__DESCRIPTION OF THE TASK__: Please set down all the lines beneath this one exactly, without the pictures.

__DATASET RECORDS__:
————————

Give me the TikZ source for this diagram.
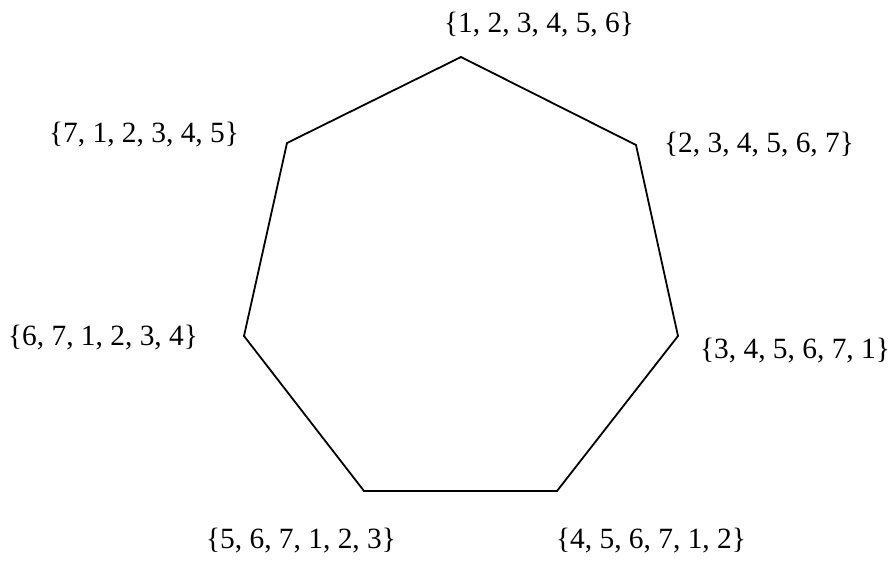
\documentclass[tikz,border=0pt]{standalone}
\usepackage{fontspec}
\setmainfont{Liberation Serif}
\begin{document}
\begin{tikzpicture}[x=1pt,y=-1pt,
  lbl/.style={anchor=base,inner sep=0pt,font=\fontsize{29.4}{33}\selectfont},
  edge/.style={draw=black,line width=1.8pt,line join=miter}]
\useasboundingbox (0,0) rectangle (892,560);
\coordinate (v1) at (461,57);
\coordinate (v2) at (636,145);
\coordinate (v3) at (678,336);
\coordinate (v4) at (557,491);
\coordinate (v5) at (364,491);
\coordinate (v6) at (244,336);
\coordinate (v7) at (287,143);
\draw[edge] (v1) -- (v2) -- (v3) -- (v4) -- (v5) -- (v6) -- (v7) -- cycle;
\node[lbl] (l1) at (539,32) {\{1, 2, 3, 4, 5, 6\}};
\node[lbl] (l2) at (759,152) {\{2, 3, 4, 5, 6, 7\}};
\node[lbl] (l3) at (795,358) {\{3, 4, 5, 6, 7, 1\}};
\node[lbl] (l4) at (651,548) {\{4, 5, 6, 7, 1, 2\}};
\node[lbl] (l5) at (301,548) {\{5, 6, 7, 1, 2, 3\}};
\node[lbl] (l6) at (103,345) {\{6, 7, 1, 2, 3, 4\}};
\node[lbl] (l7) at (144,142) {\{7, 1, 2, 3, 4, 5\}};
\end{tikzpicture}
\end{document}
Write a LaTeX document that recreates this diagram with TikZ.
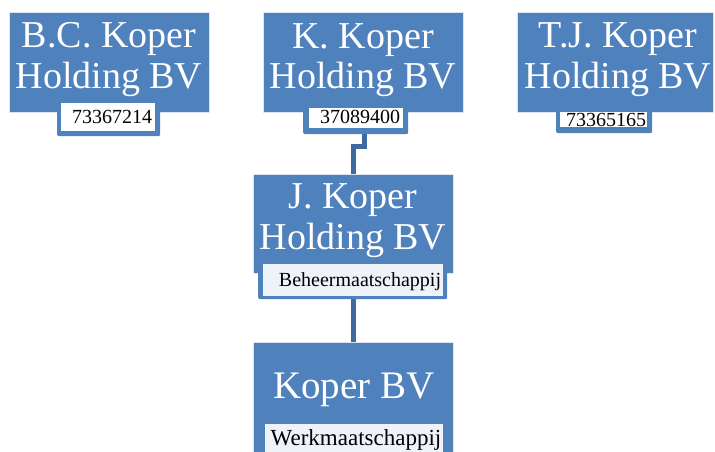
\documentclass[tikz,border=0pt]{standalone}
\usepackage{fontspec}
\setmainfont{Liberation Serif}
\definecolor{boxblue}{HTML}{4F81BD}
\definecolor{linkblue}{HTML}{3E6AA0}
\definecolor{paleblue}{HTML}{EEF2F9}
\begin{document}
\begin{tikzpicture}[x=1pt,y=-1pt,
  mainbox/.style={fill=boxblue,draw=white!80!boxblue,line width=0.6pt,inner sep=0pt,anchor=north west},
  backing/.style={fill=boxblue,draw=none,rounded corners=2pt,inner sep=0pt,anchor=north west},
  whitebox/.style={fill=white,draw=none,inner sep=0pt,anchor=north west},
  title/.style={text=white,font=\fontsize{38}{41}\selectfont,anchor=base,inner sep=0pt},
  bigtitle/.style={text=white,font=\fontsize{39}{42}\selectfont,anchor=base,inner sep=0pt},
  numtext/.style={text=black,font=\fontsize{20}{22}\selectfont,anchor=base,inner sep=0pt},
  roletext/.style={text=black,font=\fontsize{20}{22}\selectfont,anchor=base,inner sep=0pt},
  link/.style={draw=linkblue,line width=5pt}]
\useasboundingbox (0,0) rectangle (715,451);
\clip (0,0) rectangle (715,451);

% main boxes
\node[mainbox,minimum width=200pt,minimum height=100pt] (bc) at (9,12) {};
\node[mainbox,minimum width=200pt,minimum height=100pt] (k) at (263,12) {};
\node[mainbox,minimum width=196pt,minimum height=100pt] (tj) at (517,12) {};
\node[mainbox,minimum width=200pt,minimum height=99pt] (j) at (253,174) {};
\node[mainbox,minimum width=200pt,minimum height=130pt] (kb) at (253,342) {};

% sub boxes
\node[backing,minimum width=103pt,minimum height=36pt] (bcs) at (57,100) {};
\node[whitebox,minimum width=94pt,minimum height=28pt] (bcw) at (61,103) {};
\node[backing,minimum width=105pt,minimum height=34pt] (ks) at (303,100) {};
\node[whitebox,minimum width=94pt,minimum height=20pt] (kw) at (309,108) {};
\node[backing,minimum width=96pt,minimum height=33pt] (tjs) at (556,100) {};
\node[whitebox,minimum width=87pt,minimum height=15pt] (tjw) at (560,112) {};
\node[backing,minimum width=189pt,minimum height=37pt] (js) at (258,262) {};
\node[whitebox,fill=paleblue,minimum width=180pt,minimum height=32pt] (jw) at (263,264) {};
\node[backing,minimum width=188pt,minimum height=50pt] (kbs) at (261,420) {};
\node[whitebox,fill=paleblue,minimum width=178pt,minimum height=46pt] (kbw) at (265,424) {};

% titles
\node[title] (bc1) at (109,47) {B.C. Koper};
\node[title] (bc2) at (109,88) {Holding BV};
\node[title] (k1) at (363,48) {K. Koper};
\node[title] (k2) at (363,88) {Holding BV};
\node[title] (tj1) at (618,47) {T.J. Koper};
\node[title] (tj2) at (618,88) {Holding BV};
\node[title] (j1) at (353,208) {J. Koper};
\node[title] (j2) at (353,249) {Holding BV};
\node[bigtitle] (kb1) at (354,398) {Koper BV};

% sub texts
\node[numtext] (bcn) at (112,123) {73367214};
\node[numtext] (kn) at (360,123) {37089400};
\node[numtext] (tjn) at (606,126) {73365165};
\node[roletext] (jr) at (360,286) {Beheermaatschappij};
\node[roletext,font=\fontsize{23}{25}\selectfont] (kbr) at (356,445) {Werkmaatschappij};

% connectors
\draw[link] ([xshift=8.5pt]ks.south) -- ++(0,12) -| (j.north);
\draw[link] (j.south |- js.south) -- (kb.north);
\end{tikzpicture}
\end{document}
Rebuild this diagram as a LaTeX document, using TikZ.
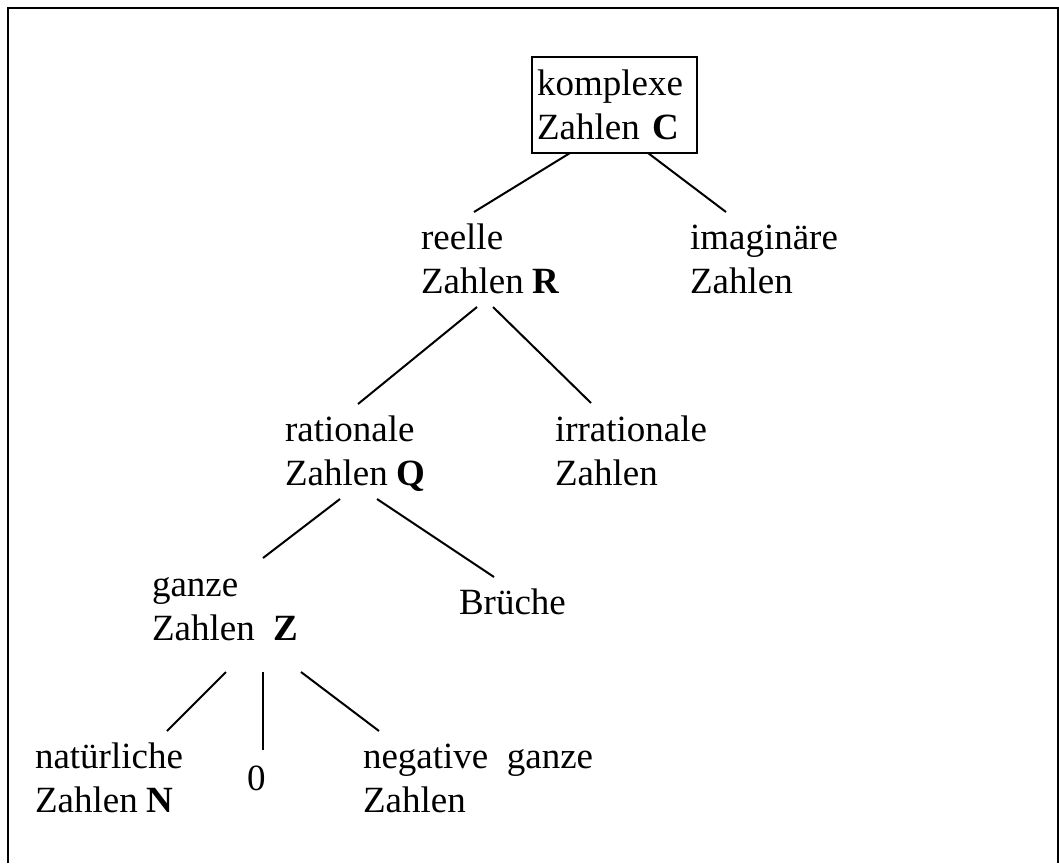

————————

__RESPONSE TO THIS EXERCISE__:
Give me the TikZ source for this diagram.
\documentclass[tikz,border=0pt]{standalone}
\usepackage{fontspec}
\setmainfont{Liberation Serif}
\begin{document}
\begin{tikzpicture}[x=1pt,y=-1pt,
  lbl/.style={anchor=base,inner sep=0pt,font=\fontsize{29.4}{33}\selectfont},
  edge/.style={draw=black,line width=1.8pt,line join=miter}]
\useasboundingbox (0,0) rectangle (892,560);
\coordinate (v1) at (461,57);
\coordinate (v2) at (636,145);
\coordinate (v3) at (678,336);
\coordinate (v4) at (557,491);
\coordinate (v5) at (364,491);
\coordinate (v6) at (244,336);
\coordinate (v7) at (287,143);
\draw[edge] (v1) -- (v2) -- (v3) -- (v4) -- (v5) -- (v6) -- (v7) -- cycle;
\node[lbl] (l1) at (539,32) {\{1, 2, 3, 4, 5, 6\}};
\node[lbl] (l2) at (759,152) {\{2, 3, 4, 5, 6, 7\}};
\node[lbl] (l3) at (795,358) {\{3, 4, 5, 6, 7, 1\}};
\node[lbl] (l4) at (651,548) {\{4, 5, 6, 7, 1, 2\}};
\node[lbl] (l5) at (301,548) {\{5, 6, 7, 1, 2, 3\}};
\node[lbl] (l6) at (103,345) {\{6, 7, 1, 2, 3, 4\}};
\node[lbl] (l7) at (144,142) {\{7, 1, 2, 3, 4, 5\}};
\end{tikzpicture}
\end{document}
Write a LaTeX document that recreates this diagram with TikZ.
\documentclass[tikz,border=0pt]{standalone}
\usepackage{fontspec}
\setmainfont{Liberation Serif}
\definecolor{boxblue}{HTML}{4F81BD}
\definecolor{linkblue}{HTML}{3E6AA0}
\definecolor{paleblue}{HTML}{EEF2F9}
\begin{document}
\begin{tikzpicture}[x=1pt,y=-1pt,
  mainbox/.style={fill=boxblue,draw=white!80!boxblue,line width=0.6pt,inner sep=0pt,anchor=north west},
  backing/.style={fill=boxblue,draw=none,rounded corners=2pt,inner sep=0pt,anchor=north west},
  whitebox/.style={fill=white,draw=none,inner sep=0pt,anchor=north west},
  title/.style={text=white,font=\fontsize{38}{41}\selectfont,anchor=base,inner sep=0pt},
  bigtitle/.style={text=white,font=\fontsize{39}{42}\selectfont,anchor=base,inner sep=0pt},
  numtext/.style={text=black,font=\fontsize{20}{22}\selectfont,anchor=base,inner sep=0pt},
  roletext/.style={text=black,font=\fontsize{20}{22}\selectfont,anchor=base,inner sep=0pt},
  link/.style={draw=linkblue,line width=5pt}]
\useasboundingbox (0,0) rectangle (715,451);
\clip (0,0) rectangle (715,451);

% main boxes
\node[mainbox,minimum width=200pt,minimum height=100pt] (bc) at (9,12) {};
\node[mainbox,minimum width=200pt,minimum height=100pt] (k) at (263,12) {};
\node[mainbox,minimum width=196pt,minimum height=100pt] (tj) at (517,12) {};
\node[mainbox,minimum width=200pt,minimum height=99pt] (j) at (253,174) {};
\node[mainbox,minimum width=200pt,minimum height=130pt] (kb) at (253,342) {};

% sub boxes
\node[backing,minimum width=103pt,minimum height=36pt] (bcs) at (57,100) {};
\node[whitebox,minimum width=94pt,minimum height=28pt] (bcw) at (61,103) {};
\node[backing,minimum width=105pt,minimum height=34pt] (ks) at (303,100) {};
\node[whitebox,minimum width=94pt,minimum height=20pt] (kw) at (309,108) {};
\node[backing,minimum width=96pt,minimum height=33pt] (tjs) at (556,100) {};
\node[whitebox,minimum width=87pt,minimum height=15pt] (tjw) at (560,112) {};
\node[backing,minimum width=189pt,minimum height=37pt] (js) at (258,262) {};
\node[whitebox,fill=paleblue,minimum width=180pt,minimum height=32pt] (jw) at (263,264) {};
\node[backing,minimum width=188pt,minimum height=50pt] (kbs) at (261,420) {};
\node[whitebox,fill=paleblue,minimum width=178pt,minimum height=46pt] (kbw) at (265,424) {};

% titles
\node[title] (bc1) at (109,47) {B.C. Koper};
\node[title] (bc2) at (109,88) {Holding BV};
\node[title] (k1) at (363,48) {K. Koper};
\node[title] (k2) at (363,88) {Holding BV};
\node[title] (tj1) at (618,47) {T.J. Koper};
\node[title] (tj2) at (618,88) {Holding BV};
\node[title] (j1) at (353,208) {J. Koper};
\node[title] (j2) at (353,249) {Holding BV};
\node[bigtitle] (kb1) at (354,398) {Koper BV};

% sub texts
\node[numtext] (bcn) at (112,123) {73367214};
\node[numtext] (kn) at (360,123) {37089400};
\node[numtext] (tjn) at (606,126) {73365165};
\node[roletext] (jr) at (360,286) {Beheermaatschappij};
\node[roletext,font=\fontsize{23}{25}\selectfont] (kbr) at (356,445) {Werkmaatschappij};

% connectors
\draw[link] ([xshift=8.5pt]ks.south) -- ++(0,12) -| (j.north);
\draw[link] (j.south |- js.south) -- (kb.north);
\end{tikzpicture}
\end{document}
Rebuild this diagram as a LaTeX document, using TikZ.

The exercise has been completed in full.